**** Data lines ****
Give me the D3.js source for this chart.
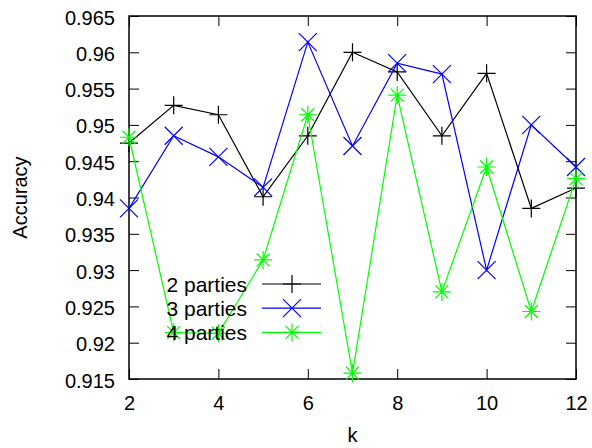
<!DOCTYPE html>
<html>
<head>
<meta charset="utf-8">
<script src="https://cdn.jsdelivr.net/npm/d3@7"></script>
<style>
  body { margin: 0; background: #fff; }
  svg { display: block; }
  text { font-family: "Liberation Sans", Arial, sans-serif; fill: #000; }
</style>
</head>
<body>
<svg id="chart" width="592" height="448"></svg>
<script>
// data
var ks = [2, 3, 4, 5, 6, 7, 8, 9, 10, 11, 12];
var twoParties   = [0.9475, 0.9527, 0.9514, 0.9401, 0.9485, 0.9600, 0.9573, 0.9485, 0.9571, 0.9385, 0.9413];
var threeParties = [0.9385, 0.9485, 0.9456, 0.9414, 0.9614, 0.9471, 0.9585, 0.9570, 0.9300, 0.9500, 0.9442];
var fourParties  = [0.9483, 0.9214, 0.9213, 0.9314, 0.9514, 0.9158, 0.9541, 0.9270, 0.9442, 0.9243, 0.9426];
var seriesNames  = ["2 parties", "3 parties", "4 parties"];
var xTicks = [2, 4, 6, 8, 10, 12];
var yTicks = [0.915, 0.92, 0.925, 0.93, 0.935, 0.94, 0.945, 0.95, 0.955, 0.96, 0.965];

var series = [
    { id: seriesNames[0], values: twoParties,   color: "#000000", mark: "plus" },
    { id: seriesNames[1], values: threeParties, color: "#0000ff", mark: "cross" },
    { id: seriesNames[2], values: fourParties,  color: "#00ff00", mark: "star" }
];

var svg = d3.select("#chart"),
    margin = { top: 16, right: 16, bottom: 69, left: 129 },
    width = 592 - margin.left - margin.right,
    height = 448 - margin.top - margin.bottom;

var g = svg.append("g").attr("transform", "translate(" + margin.left + "," + margin.top + ")");

var xScale = d3.scaleLinear().domain([2, 12]).range([0, width]),
    yScale = d3.scaleLinear().domain([0.915, 0.965]).range([height, 0]);

var fontSize = "20px";
var tickLen = 10;

// marker path centred at 0,0
function markerPath(type, r) {
    var p = d3.path();
    if (type == "plus" || type == "star") {
        p.moveTo(-r, 0); p.lineTo(r, 0);
        p.moveTo(0, -r); p.lineTo(0, r);
    }
    if (type == "cross" || type == "star") {
        var d = type == "star" ? r * 0.72 : r;
        p.moveTo(-d, -d); p.lineTo(d, d);
        p.moveTo(-d, d); p.lineTo(d, -d);
    }
    return p.toString();
}

// bottom and top axes, ticks point inward
var xBottom = g.append("g")
    .attr("transform", "translate(0," + height + ")")
    .call(d3.axisBottom(xScale).tickValues(xTicks).tickSize(-tickLen).tickPadding(17).tickFormat(d3.format("d")));
var xTop = g.append("g")
    .call(d3.axisTop(xScale).tickValues(xTicks).tickSize(-tickLen).tickFormat(""));
var yLeft = g.append("g")
    .call(d3.axisLeft(yScale).tickValues(yTicks).tickSize(-tickLen).tickPadding(14).tickFormat(d3.format("")));
var yRight = g.append("g")
    .attr("transform", "translate(" + width + ",0)")
    .call(d3.axisRight(yScale).tickValues(yTicks).tickSize(-tickLen).tickFormat(""));

[xBottom, xTop, yLeft, yRight].forEach(function(a) {
    a.select(".domain").remove();
    a.selectAll(".tick line").attr("stroke", "#000").attr("stroke-width", 1);
    a.selectAll("text").style("font-size", fontSize).attr("fill", "#000");
});
yLeft.selectAll(".tick text").attr("dy", "0.4em");

// frame
g.append("rect")
    .attr("width", width)
    .attr("height", height)
    .attr("fill", "none")
    .attr("stroke", "#000")
    .attr("stroke-width", 1.5);

// axis titles
svg.append("text")
    .attr("transform", "translate(27," + (margin.top + height / 2) + ") rotate(-90)")
    .attr("text-anchor", "middle")
    .style("font-size", fontSize)
    .text("Accuracy");
svg.append("text")
    .attr("x", margin.left + width / 2)
    .attr("y", 442)
    .attr("text-anchor", "middle")
    .style("font-size", fontSize)
    .text("k");

var line = d3.line()
    .x(function(d, i) { return xScale(ks[i]); })
    .y(function(d) { return yScale(d); });

// legend (drawn under the data like gnuplot's key here)
var legend = svg.append("g");
series.forEach(function(s, i) {
    var y = 284 + i * 24.2;
    legend.append("text")
        .attr("x", 247)
        .attr("y", y + 7.5)
        .attr("text-anchor", "end")
        .style("font-size", "21px")
        .text(s.id);
    legend.append("line")
        .attr("x1", 262).attr("x2", 321)
        .attr("y1", y).attr("y2", y)
        .attr("stroke", s.color).attr("stroke-width", 1.2);
    legend.append("path")
        .attr("transform", "translate(292," + y + ")")
        .attr("d", markerPath(s.mark, 9))
        .attr("fill", "none")
        .attr("stroke", s.color).attr("stroke-width", 1.2);
});

// series lines and points
var seriesGroup = g.selectAll(".seriesGroup")
    .data(series)
    .enter().append("g")
    .attr("class", "seriesGroup");

seriesGroup.append("path")
    .attr("d", function(d) { return line(d.values); })
    .attr("fill", "none")
    .attr("stroke", function(d) { return d.color; })
    .attr("stroke-width", 1.2);

seriesGroup.each(function(s) {
    d3.select(this).selectAll(".pt")
        .data(s.values)
        .enter().append("path")
        .attr("class", "pt")
        .attr("transform", function(d, i) { return "translate(" + xScale(ks[i]) + "," + yScale(d) + ")"; })
        .attr("d", markerPath(s.mark, 9))
        .attr("fill", "none")
        .attr("stroke", s.color)
        .attr("stroke-width", 1.2);
});
</script>
</body>
</html>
****
- What you need to do
Count the lines above that contain the word "chart". Give only the number.

- Answer below
3